— Written instruction —
Retype exactly the lines from the first one through the line with "import pandas as pd", including both ends; skip any pictures.

— Dataset section —

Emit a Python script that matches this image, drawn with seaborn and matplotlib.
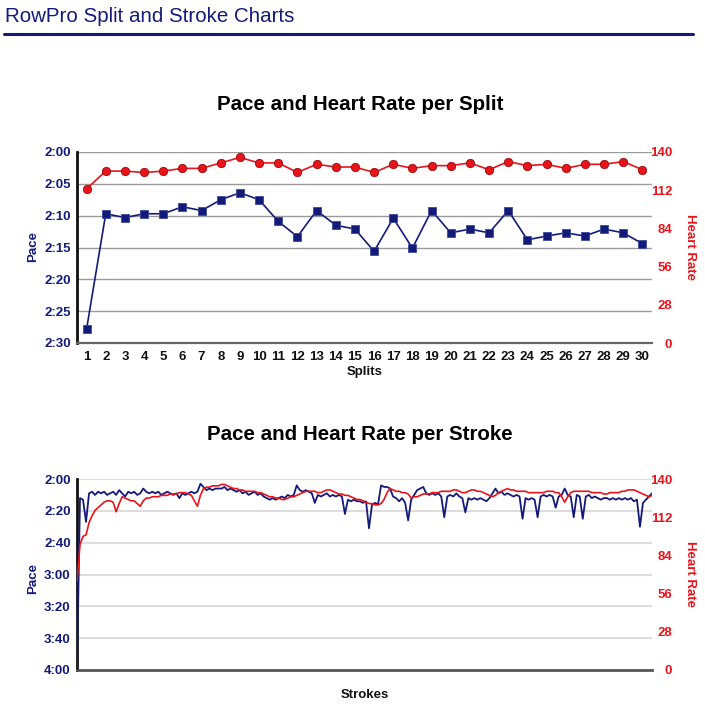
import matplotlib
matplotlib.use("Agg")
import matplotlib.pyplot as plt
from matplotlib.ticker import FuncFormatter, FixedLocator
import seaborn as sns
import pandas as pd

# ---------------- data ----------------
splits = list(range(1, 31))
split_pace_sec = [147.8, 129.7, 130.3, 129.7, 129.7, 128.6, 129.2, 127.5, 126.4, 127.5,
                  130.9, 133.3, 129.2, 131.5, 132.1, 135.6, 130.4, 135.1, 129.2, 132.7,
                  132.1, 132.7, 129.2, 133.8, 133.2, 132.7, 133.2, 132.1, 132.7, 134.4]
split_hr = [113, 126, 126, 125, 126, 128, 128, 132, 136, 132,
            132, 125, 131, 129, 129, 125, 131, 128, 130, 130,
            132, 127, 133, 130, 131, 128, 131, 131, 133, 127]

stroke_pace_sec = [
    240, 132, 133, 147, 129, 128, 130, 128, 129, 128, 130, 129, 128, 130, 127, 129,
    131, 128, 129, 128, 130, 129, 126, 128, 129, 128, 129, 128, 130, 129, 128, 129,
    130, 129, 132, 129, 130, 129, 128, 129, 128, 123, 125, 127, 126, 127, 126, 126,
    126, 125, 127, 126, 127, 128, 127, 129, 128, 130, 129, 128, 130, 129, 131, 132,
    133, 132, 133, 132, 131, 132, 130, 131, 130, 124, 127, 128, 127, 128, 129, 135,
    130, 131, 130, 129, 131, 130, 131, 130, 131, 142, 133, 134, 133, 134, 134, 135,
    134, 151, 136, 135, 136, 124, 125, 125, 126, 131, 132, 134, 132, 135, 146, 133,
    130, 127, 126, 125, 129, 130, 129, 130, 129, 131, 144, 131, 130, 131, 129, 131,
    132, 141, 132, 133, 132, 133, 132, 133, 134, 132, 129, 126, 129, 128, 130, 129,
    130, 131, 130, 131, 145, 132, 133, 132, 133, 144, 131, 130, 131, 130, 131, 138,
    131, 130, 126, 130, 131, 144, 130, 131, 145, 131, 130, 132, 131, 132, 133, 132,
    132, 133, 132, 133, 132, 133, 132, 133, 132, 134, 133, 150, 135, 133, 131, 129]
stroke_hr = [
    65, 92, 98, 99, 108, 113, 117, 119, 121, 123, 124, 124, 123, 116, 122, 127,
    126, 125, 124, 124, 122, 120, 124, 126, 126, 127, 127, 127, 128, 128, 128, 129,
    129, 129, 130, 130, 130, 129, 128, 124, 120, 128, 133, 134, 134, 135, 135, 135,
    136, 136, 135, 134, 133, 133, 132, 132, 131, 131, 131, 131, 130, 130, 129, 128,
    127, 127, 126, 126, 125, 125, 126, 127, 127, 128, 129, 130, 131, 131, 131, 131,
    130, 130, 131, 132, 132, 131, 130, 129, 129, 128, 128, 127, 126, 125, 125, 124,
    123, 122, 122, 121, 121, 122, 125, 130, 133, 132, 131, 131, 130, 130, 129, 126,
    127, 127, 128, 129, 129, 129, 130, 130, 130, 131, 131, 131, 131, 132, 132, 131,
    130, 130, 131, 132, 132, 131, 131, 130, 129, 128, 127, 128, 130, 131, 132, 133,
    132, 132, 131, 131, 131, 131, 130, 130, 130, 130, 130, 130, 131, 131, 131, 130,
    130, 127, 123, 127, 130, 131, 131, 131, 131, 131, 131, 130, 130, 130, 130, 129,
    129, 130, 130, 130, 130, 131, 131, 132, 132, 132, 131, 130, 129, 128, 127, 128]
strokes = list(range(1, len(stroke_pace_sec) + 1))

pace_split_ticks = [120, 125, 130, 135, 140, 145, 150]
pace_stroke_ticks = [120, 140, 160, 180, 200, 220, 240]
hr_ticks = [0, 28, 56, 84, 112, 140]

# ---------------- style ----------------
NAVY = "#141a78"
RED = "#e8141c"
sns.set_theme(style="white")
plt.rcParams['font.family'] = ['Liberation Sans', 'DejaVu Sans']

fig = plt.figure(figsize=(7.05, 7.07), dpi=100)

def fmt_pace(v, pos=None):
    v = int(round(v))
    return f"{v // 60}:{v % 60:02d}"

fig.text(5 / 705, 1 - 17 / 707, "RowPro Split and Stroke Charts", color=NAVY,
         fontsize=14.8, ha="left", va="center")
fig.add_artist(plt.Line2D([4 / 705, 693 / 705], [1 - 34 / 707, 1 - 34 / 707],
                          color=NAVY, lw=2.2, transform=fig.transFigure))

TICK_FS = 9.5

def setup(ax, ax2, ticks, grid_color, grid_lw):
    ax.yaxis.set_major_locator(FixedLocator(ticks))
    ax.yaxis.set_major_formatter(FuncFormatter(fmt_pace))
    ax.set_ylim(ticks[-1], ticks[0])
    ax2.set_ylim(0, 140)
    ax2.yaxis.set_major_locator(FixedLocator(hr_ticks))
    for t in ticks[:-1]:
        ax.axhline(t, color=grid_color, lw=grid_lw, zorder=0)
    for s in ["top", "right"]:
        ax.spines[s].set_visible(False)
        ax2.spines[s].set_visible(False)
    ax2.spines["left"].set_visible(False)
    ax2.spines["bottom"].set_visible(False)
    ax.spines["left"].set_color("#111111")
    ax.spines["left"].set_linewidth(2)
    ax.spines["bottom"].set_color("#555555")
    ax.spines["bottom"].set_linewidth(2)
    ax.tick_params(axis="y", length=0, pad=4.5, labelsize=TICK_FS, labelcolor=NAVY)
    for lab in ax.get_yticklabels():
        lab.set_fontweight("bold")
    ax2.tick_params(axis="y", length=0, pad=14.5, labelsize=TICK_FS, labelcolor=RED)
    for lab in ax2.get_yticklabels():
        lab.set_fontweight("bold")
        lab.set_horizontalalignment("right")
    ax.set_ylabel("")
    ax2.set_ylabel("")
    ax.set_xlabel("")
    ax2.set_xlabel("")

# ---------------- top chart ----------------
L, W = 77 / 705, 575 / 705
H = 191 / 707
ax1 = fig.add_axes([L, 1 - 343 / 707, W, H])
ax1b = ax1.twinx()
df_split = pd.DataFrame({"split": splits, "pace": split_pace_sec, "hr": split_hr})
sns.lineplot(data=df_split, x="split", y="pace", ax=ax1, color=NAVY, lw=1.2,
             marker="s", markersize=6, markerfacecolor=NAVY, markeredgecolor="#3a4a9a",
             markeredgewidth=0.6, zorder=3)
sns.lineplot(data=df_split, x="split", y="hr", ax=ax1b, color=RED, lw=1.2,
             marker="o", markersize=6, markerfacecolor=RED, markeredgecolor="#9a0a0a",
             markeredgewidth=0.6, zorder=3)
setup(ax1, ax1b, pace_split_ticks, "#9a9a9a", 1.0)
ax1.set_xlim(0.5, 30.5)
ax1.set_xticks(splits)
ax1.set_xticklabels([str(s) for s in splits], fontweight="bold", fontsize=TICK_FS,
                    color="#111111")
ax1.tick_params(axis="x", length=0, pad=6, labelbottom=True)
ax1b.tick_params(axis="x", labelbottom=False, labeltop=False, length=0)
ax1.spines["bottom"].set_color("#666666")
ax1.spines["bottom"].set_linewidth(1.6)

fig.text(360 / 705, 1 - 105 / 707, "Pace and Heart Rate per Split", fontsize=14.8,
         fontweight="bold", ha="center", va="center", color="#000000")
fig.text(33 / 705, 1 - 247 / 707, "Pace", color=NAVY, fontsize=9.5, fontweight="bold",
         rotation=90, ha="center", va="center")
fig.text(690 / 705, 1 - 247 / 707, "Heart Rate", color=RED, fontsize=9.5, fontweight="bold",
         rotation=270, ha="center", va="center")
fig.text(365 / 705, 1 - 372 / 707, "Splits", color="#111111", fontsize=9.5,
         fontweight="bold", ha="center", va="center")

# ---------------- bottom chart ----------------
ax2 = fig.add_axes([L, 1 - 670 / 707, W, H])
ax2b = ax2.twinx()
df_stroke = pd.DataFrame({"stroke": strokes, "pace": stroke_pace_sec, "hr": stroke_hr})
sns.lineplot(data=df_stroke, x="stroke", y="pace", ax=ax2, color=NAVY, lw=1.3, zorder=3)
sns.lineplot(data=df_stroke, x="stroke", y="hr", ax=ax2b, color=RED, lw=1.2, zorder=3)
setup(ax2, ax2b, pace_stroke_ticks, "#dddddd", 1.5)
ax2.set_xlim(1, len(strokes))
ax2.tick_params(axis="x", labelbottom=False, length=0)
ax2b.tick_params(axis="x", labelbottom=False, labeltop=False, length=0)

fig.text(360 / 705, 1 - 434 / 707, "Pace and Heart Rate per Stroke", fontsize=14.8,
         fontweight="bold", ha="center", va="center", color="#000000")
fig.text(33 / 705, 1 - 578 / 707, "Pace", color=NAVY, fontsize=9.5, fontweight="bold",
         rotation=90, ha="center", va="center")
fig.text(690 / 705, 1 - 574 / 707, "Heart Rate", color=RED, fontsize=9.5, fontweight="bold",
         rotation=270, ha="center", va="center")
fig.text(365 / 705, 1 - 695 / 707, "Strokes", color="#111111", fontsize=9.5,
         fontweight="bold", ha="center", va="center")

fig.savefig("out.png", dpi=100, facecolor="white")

— Correct answer —
Emit a Python script that matches this image, drawn with seaborn and matplotlib.
import matplotlib
matplotlib.use("Agg")
import matplotlib.pyplot as plt
from matplotlib.ticker import FuncFormatter, FixedLocator
import seaborn as sns
import pandas as pd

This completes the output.